Are you efficient at checking things off your to-do list, or are you truly effective in getting the right things done? It’s important to know the difference between efficiency and effectiveness – and to take steps toward the latter if you hope to maximize your career success. I’ve compiled some of the most easy-to-implement methods to produce superior results in improving your personal effectiveness (and overall productivity).
Here are five essential – yet counterintuitive – ways to improve your on-the-job effectiveness:
1. Don’t start your day with email.
Jumping into email first thing in the morning is a sure way to let other people’s agendas trump your own work objectives. It’s easy to spend a whole day responding to non-urgent requests and emptying your inbox, while never getting to any of your key deliverables. Instead, Sarah Walton, CEO of Better Way Moms, recommends taking three minutes each evening before you leave the office to write down your thoughts on the most important tasks for the next day.
“When you get to your desk in the morning, sit down for 10 seconds, take a sip of coffee or tea and breathe,” Walton says. “Then look over your to-do list from the previous evening and prioritize that. Once you have those priorities straight, then go into your inbox and see what else needs your attention.”
2. Master the details.
Research has shown that having goals that are too broad at the beginning of your career can cause you to lose effectiveness. While you may be eager to step into a bigger game, honing in on more detailed work and mastering a narrow area first can be a smarter strategy to make the most effective use of your time at work.

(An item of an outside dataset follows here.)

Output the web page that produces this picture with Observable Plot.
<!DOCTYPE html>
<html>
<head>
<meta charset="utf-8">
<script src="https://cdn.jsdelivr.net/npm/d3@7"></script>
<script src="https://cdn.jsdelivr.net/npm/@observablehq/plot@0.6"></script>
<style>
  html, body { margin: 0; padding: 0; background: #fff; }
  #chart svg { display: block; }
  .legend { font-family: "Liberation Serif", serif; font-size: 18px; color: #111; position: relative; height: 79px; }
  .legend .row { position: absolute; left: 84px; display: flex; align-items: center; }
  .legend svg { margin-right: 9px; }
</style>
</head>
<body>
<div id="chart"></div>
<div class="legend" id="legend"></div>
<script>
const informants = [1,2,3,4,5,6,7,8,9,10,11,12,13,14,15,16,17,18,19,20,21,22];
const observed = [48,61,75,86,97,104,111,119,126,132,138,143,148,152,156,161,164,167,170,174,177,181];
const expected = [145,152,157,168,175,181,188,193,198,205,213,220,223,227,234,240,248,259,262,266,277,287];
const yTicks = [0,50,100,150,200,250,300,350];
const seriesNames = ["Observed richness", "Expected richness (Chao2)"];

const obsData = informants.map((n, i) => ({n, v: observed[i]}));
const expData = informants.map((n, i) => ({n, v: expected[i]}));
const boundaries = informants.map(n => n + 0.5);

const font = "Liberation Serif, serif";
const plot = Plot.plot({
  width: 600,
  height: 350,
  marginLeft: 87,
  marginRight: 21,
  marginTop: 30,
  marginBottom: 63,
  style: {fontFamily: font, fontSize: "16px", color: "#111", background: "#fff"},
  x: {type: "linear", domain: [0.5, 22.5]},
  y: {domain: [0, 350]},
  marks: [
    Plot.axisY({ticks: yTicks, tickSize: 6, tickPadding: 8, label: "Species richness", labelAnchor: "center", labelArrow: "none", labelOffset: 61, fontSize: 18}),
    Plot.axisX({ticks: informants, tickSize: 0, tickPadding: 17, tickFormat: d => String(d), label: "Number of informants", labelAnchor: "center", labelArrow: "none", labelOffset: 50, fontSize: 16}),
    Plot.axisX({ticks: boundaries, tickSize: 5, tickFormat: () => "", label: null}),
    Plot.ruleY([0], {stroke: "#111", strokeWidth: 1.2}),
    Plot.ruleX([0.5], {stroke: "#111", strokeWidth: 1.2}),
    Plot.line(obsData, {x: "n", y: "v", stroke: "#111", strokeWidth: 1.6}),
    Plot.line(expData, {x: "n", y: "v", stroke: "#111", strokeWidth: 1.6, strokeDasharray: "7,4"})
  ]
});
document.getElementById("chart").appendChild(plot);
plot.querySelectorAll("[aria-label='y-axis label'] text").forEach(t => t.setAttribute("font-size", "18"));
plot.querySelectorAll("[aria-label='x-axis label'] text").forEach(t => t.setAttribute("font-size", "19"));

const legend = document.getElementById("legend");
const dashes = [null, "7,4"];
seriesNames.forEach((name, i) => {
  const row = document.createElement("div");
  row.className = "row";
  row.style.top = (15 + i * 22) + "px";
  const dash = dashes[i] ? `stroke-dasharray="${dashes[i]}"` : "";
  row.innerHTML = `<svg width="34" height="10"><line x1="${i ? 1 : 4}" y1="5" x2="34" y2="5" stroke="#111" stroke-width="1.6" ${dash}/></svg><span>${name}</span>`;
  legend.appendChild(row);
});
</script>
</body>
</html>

Scott C. Hammond, a professor of management at Utah State University, believes that going broad too early without establishing a reputation for expertise can be a bad move when it comes to effectiveness. “The devil is not in the details,” Hammond says. “Be a champion of small things that make a big difference before you are a champion of big things that make a big difference.”
3. Harness group brainpower.
Putting heads together helps increase your effectiveness at creativity and idea generation. Brainstorming sessions are an amazing way to collect a wide range of options in a short period.

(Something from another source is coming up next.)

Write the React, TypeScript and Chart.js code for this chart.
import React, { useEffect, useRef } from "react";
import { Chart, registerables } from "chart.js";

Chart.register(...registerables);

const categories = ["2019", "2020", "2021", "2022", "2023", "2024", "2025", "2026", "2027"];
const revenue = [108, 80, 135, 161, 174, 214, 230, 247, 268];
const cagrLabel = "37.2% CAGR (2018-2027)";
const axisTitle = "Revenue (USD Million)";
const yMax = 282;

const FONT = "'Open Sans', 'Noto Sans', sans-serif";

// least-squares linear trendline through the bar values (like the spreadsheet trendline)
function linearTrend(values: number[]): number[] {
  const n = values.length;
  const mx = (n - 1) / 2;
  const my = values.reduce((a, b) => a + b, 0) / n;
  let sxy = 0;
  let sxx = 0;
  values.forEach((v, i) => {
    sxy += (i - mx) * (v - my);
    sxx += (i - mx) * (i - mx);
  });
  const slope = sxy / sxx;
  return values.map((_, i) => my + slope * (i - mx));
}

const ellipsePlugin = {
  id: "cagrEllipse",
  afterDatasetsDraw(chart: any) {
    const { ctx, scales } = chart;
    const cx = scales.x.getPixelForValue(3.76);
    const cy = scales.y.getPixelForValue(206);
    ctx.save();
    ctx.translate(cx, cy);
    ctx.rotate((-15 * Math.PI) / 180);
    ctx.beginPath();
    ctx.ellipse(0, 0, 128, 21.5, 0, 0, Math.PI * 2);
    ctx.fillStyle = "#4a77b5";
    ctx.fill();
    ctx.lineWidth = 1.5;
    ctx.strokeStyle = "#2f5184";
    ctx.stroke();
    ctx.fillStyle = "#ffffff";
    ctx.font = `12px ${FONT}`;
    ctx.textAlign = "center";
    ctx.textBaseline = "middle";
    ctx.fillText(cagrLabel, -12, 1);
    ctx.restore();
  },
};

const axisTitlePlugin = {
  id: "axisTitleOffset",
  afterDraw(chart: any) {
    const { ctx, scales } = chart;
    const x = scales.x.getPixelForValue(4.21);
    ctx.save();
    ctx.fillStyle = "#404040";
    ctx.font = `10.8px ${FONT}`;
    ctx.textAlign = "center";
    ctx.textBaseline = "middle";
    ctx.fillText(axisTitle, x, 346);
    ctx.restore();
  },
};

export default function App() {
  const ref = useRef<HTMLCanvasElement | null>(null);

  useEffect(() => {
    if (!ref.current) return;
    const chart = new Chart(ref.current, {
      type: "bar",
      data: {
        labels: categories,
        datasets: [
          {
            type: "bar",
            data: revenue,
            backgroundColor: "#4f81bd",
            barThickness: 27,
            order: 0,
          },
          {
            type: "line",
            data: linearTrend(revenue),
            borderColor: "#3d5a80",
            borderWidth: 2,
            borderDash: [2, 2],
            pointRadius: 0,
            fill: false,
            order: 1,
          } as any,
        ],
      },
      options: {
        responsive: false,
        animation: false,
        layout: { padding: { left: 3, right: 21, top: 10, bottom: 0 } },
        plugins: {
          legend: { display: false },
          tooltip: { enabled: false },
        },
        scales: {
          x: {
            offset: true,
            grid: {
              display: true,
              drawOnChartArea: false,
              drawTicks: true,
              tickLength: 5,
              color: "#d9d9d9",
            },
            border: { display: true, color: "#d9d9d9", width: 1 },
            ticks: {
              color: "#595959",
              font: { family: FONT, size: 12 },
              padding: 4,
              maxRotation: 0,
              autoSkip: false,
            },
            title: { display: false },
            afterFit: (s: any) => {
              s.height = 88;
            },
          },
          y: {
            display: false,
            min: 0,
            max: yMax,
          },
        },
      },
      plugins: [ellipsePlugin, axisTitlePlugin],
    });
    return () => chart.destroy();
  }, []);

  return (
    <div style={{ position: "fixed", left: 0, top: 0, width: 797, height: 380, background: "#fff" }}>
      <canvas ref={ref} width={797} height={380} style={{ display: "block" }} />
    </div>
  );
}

To save time and avoid scheduling meetings for groupthink, consider following the lead of Bryan Mattimore, co-founder of The Growth Engine Company. Mattimore’s company devised a technique that relies on posting a whiteboard in a public area, such as a conference room or cafeteria. Team members use the whiteboard to solicit suggestions from colleagues on issues for which they’d like fresh input. To add a sense of urgency, participants can set a deadline for each challenge. When you implement the group’s best ideas, you’re effectively increasing your bandwidth without adding any hours to your day.

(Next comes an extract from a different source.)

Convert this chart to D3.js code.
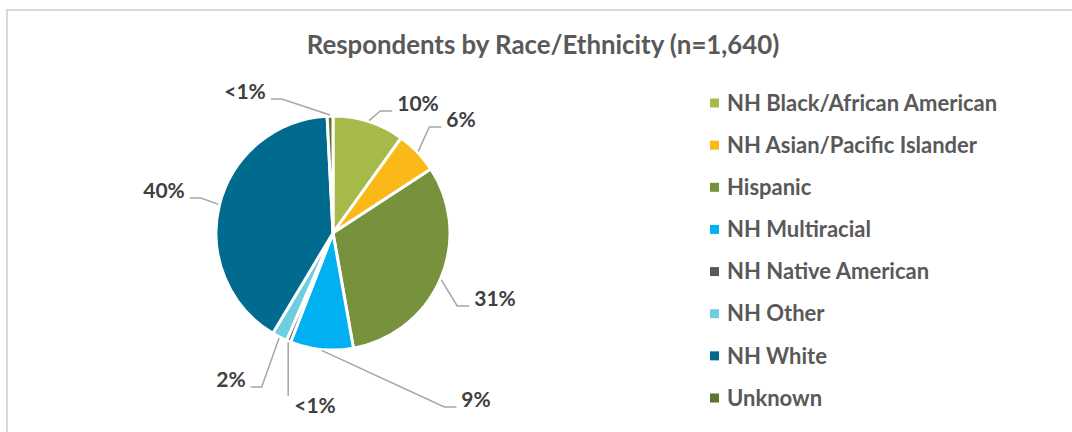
<!DOCTYPE html>
<html>
<head>
<meta charset="utf-8">
<script src="https://cdn.jsdelivr.net/npm/d3@7"></script>
<style>
  html, body { margin: 0; padding: 0; background: #fff; }
  svg { display: block; }
  text { font-family: Lato, "Open Sans", sans-serif; font-weight: 700; }
</style>
</head>
<body>
<svg id="chart" width="1072" height="432"></svg>
<script>
// ---- data ----
const title = "Respondents by Race/Ethnicity (n=1,640)";
const categories = ["NH Black/African American", "NH Asian/Pacific Islander", "Hispanic", "NH Multiracial", "NH Native American", "NH Other", "NH White", "Unknown"];
const shares = [9.9, 5.9, 31.4, 8.7, 0.6, 2.1, 40.6, 0.8];
const labels = ["10%", "6%", "31%", "9%", "<1%", "2%", "40%", "<1%"];
const colors = ["#A5BA48", "#FBB917", "#77923C", "#00B0F0", "#595959", "#6ECDDF", "#006A8F", "#5E732C"];

// ---- layout (label placement relative to pie centre, as in the original) ----
const labelOffsets = [[85, -129], [128, -113], [162, 66], [143, 167], [-18, 173], [-102, 147], [-169, -42], [-88, -141]];
const labelSide = ["right", "right", "right", "right", "below", "left", "left", "left"];

const svg = d3.select("#chart");
const W = 1072, H = 432;

// frame
svg.append("rect").attr("x", 7).attr("y", 10).attr("width", W + 20).attr("height", H + 20)
  .attr("fill", "#fff").attr("stroke", "#D9D9D9").attr("stroke-width", 2);

// title
svg.append("text").attr("x", 543).attr("y", 54).attr("text-anchor", "middle")
  .attr("fill", "#595959").attr("font-size", 25.8).text(title);

const cx = 333, cy = 233, R = 117;
const g = svg.append("g").attr("transform", `translate(${cx},${cy})`);

const pie = d3.pie().sort(null).value(d => d);
const arcs = pie(shares);
const arc = d3.arc().innerRadius(0).outerRadius(R);
const edge = d3.arc().innerRadius(R + 1).outerRadius(R + 1);

g.selectAll("path.slice").data(arcs).join("path")
  .attr("class", "slice")
  .attr("d", arc)
  .attr("fill", (d, i) => colors[i])
  .attr("stroke", "#fff").attr("stroke-width", 3).attr("stroke-linejoin", "round");

// labels + leader lines
const labelFont = 21;
arcs.forEach((a, i) => {
  const [lx, ly] = labelOffsets[i];
  const t = g.append("text").attr("x", lx).attr("y", ly).attr("text-anchor", "middle")
    .attr("dy", "0.35em").attr("fill", "#404040").attr("font-size", labelFont).text(labels[i]);
  const w = t.node().getComputedTextLength();
  const start = edge.centroid(a);
  let pts;
  if (labelSide[i] === "right") {
    const end = [lx - w / 2 - 5, ly + 7];
    pts = [start, [end[0] - 12, end[1]], end];
  } else if (labelSide[i] === "left") {
    const end = [lx + w / 2 + 5, ly + 7];
    pts = [start, [end[0] + 11, end[1]], end];
  } else {
    const end = [start[0], ly - 10];
    pts = [start, end];
  }
  g.append("path").attr("d", d3.line()(pts)).attr("fill", "none")
    .attr("stroke", "#A6A6A6").attr("stroke-width", 1.5);
});

// legend
const legY = d3.scalePoint().domain(categories).range([103, 398]);
const leg = svg.append("g");
categories.forEach((c, i) => {
  const y = legY(c);
  leg.append("rect").attr("x", 710).attr("y", y - 4.5).attr("width", 9).attr("height", 9).attr("fill", colors[i]);
  leg.append("text").attr("x", 727).attr("y", y).attr("dy", "0.35em")
    .attr("fill", "#595959").attr("font-size", 22).text(c);
});
</script>
</body>
</html>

4. Take a 15-minute breather.
The last thing anyone feels like doing when they’re on a roll with an important project is to rest and regroup. But research shows that taking short breaks throughout the day can keep you from losing steam and burning out on a task. A brief break of 15 minutes or so every few hours can keep you mentally fresher, which in turn fuels productivity, improves decision-making and reactivates your interest in the project’s goals.
Active breaks have been found to be particularly effective in helping to increase your energy level and maintain more effective focus throughout the day. So get up from the computer, and walk or run an errand for best results. If you can’t pry yourself away, try a mindfulness app like Salute the Desk to help you stretch and relax while chair-bound.
5. Expect interruptions.
A major problem with effective planning is that people overschedule and overcommit, thinking they’ll be able to accomplish much more than anyone reasonably could do in one day. Part of the issue is that every workday has interruptions, and those aren’t built into your time table. Walton advises scheduling a full 40 percent of your time in the office for interruptions.
While that may seem like a huge chunk of your working hours, having 60 percent of your day for actual tasks is probably more realistic than expecting to have the full 100 percent. Knowing this, you can make much more effective use of the actual time available. “This is so hard for people to do, but it’s incredibly effective once it’s a habit,” Walton says. “If you have a task that is going to take you an hour, schedule an hour and 25 minutes for the task. That way, if you get an important interruption during the task, you can take 25 minutes to handle it and still be on time with your first task.”